First of all, nobody, especially no state or local cop, tells the Secret Service how to do their job. It was clear the Secret Service concentrated their resources on the inner ring. Seeing that, Butler P.D. officers were responsible for the secondary and tertiary (outer) ring of security – where the roof was – by default. That being the case, and seeing no one was on the roof – if he was paying attention to terrain analysis as he said he did (instead of profiling for the public and posturing for the hot chicks in the crowd), he should have known no one was “up there” and either told one of his officers to get up there or done it himself. Considering it was the prime location for a sniper, his failure to secure it was gross tactical negligence.
If he was the tac leader and short of personnel, he should have secured it himself. It would’ve given him both visual command of the area and secured the position simultaneously. Plus the elevated position would have improved comms. Instead, he was one of the officers scurrying around on the ground looking for a safer approach – instead of reengaging at the already identified accessible point. At a minimum, someone should have been engaging the shooter there to occupy him while other officers found another approach – anything to keep the shooter from being free to casually aim, squeeze and fire; even if just sticking your weapon over the top and firing a few rounds toward him.

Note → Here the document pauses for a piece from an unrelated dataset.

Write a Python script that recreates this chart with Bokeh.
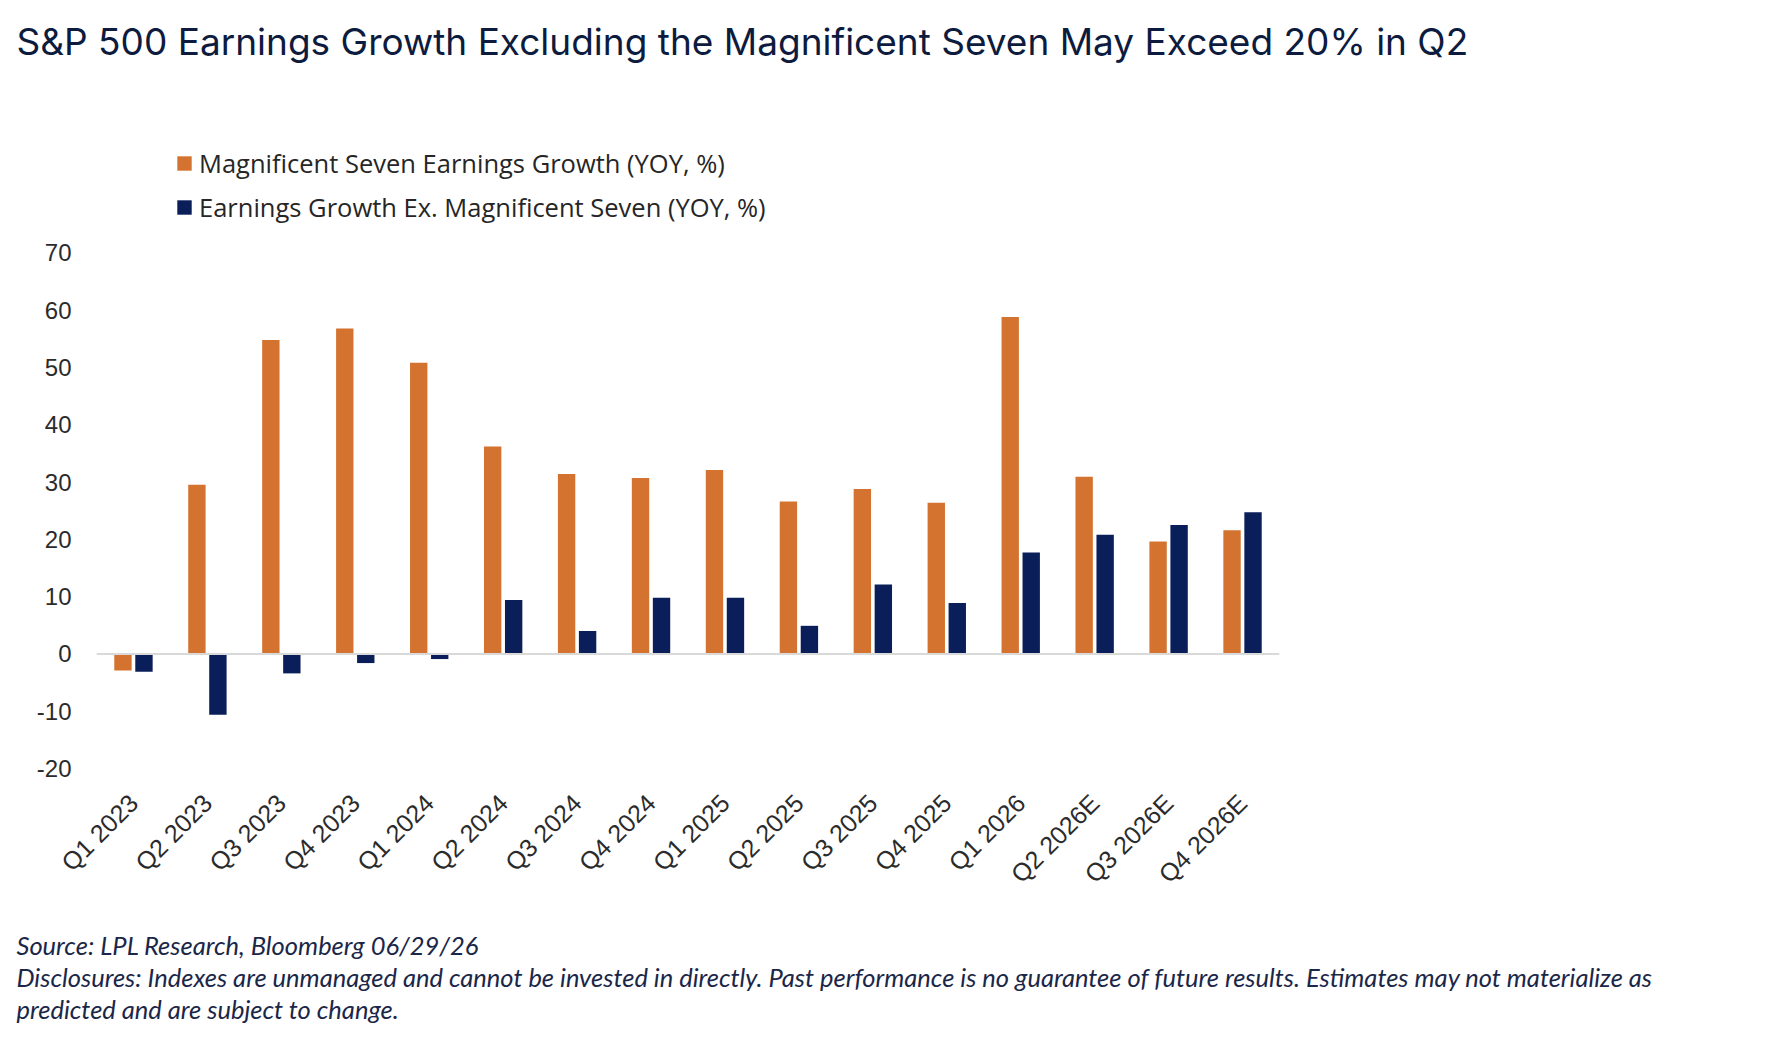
import math

from bokeh.embed import file_html
from bokeh.models import (ColumnDataSource, FactorRange, FixedTicker,
                          Legend, LegendItem, Range1d, Span, Title)
from bokeh.plotting import figure
from bokeh.resources import INLINE
from bokeh.transform import dodge

# ---- data -----------------------------------------------------------------
quarters = ["Q1 2023", "Q2 2023", "Q3 2023", "Q4 2023",
            "Q1 2024", "Q2 2024", "Q3 2024", "Q4 2024",
            "Q1 2025", "Q2 2025", "Q3 2025", "Q4 2025",
            "Q1 2026", "Q2 2026E", "Q3 2026E", "Q4 2026E"]

# Magnificent Seven earnings growth, YoY %
mag7_growth = [-2.9, 29.5, 54.8, 56.8, 50.8, 36.2, 31.4, 30.7,
               32.1, 26.6, 28.8, 26.4, 58.8, 30.9, 19.6, 21.6]

# S&P 500 earnings growth excluding the Magnificent Seven, YoY %
ex_mag7_growth = [-3.1, -10.6, -3.4, -1.6, -0.9, 9.4, 4.0, 9.8,
                  9.8, 4.9, 12.1, 8.9, 17.7, 20.8, 22.5, 24.7]

y_ticks = [-20, -10, 0, 10, 20, 30, 40, 50, 60, 70]
y_tick_labels = {t: str(t) for t in y_ticks}   # plain hyphen for negatives

series_labels = ["Magnificent Seven Earnings Growth (YOY, %)",
                 "Earnings Growth Ex. Magnificent Seven (YOY, %)"]

title_text = "S&P 500 Earnings Growth Excluding the Magnificent Seven May Exceed 20% in Q2"
notes = [
    "Source: LPL Research, Bloomberg 06/29/26",
    "Disclosures: Indexes are unmanaged and cannot be invested in directly. Past performance is no guarantee of future results. Estimates may not materialize as",
    "predicted and are subject to change.",
]

# ---- styling --------------------------------------------------------------
ORANGE = "#D47330"
NAVY = "#0A1E5A"
INK = "#0D1B3E"
AXIS_TEXT = "#2B2B2B"

W, H = 1778, 1052
FRAME_LEFT, FRAME_RIGHT = 96, 1279
FRAME_TOP, FRAME_BOTTOM = 120, 768
PX_PER_UNIT = 515.7 / 90.0          # -20 .. 70
Y_MIN = -20
Y_MAX = Y_MIN + (FRAME_BOTTOM - FRAME_TOP) / PX_PER_UNIT

source = ColumnDataSource(data=dict(q=quarters, mag7=mag7_growth, ex=ex_mag7_growth))

p = figure(
    width=W, height=H,
    x_range=FactorRange(factors=quarters, range_padding=0),
    y_range=Range1d(Y_MIN, Y_MAX),
    output_backend="svg", toolbar_location=None, title=None,
    min_border_left=FRAME_LEFT, min_border_right=W - FRAME_RIGHT,
    min_border_top=FRAME_TOP, min_border_bottom=H - FRAME_BOTTOM,
)
p.outline_line_color = None
p.background_fill_color = "white"
p.border_fill_color = "white"
p.xgrid.grid_line_color = None
p.ygrid.grid_line_color = None

bar_w = 0.235
r_mag = p.vbar(x=dodge("q", -0.142, range=p.x_range), top="mag7", width=bar_w,
               source=source, fill_color=ORANGE, line_color=None)
r_ex = p.vbar(x=dodge("q", 0.142, range=p.x_range), top="ex", width=bar_w,
              source=source, fill_color=NAVY, line_color=None)

# zero baseline
p.add_layout(Span(location=0, dimension="width", line_color="#D9D9D9", line_width=2))

# y axis
yax = p.yaxis[0]
yax.ticker = FixedTicker(ticks=y_ticks)
yax.major_label_overrides = y_tick_labels
yax.axis_line_color = None
yax.major_tick_line_color = None
yax.minor_tick_line_color = None
yax.major_label_standoff = 19
yax.major_label_text_font = "Liberation Sans"
yax.major_label_text_font_size = "24px"
yax.major_label_text_color = AXIS_TEXT

# x axis (category labels only)
xax = p.xaxis[0]
xax.axis_line_color = None
xax.major_tick_line_color = None
xax.minor_tick_line_color = None
xax.major_label_orientation = math.pi / 4
xax.major_label_standoff = 24
xax.major_label_text_font = "Liberation Sans"
xax.major_label_text_font_size = "25px"
xax.major_label_text_color = AXIS_TEXT

# legend
legend = Legend(
    items=[LegendItem(label=series_labels[0], renderers=[r_mag]),
           LegendItem(label=series_labels[1], renderers=[r_ex])],
    location=(79, 544),
    orientation="vertical",
    glyph_width=18, glyph_height=18,
    label_standoff=6, spacing=10, padding=0, margin=0,
    border_line_color=None, background_fill_alpha=0,
    label_text_font="Open Sans", label_text_font_size="25.5px",
    label_text_color="#262626",
)
p.add_layout(legend)


def gap(px):
    """An empty side-panel title used purely as vertical spacing."""
    return Title(text=" ", text_font_size="1px", standoff=px)


# headline: a spacer next to the frame pushes it up to the top of the page
p.add_layout(gap(42), "above")
p.add_layout(Title(text=title_text, align="left", offset=16 - FRAME_LEFT,
                   vertical_align="top", standoff=20,
                   text_font="Inter", text_font_size="37px",
                   text_font_style="normal", text_color=INK), "above")

# source and disclosure lines under the category labels
p.add_layout(gap(24), "below")
for line in notes:
    p.add_layout(Title(text=line, align="left", offset=16 - FRAME_LEFT,
                       vertical_align="bottom", standoff=0,
                       text_font="Lato", text_font_size="25.5px",
                       text_font_style="italic", text_color="#1B2748"), "below")

open("out.html", "w").write(file_html(p, INLINE))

Sometimes, cops and warriors have to stand their ground and go “Dodge City” – a face to face gunfight, trusting in Valhalla to see you through it. Live or die, it prevents the bad guy(s) from committing further mayhem on the public or your brothers- in-arms.
Good cops (and real warriors) overcome the almost overwhelming instinct for self preservation and win by superior aggression – or die trying. Either way, they accomplish their mission.
It’s easy for a team leader to order someone to risk their life. It’s quite another for that leader to take point or be the first through the door.
No one on the Butler P.D. – including the “pissed off” officer- did that.
In Memory of SFC. Ryan J. Savard, February 27, 1983 – June 2004; and to all those who “go through the door.”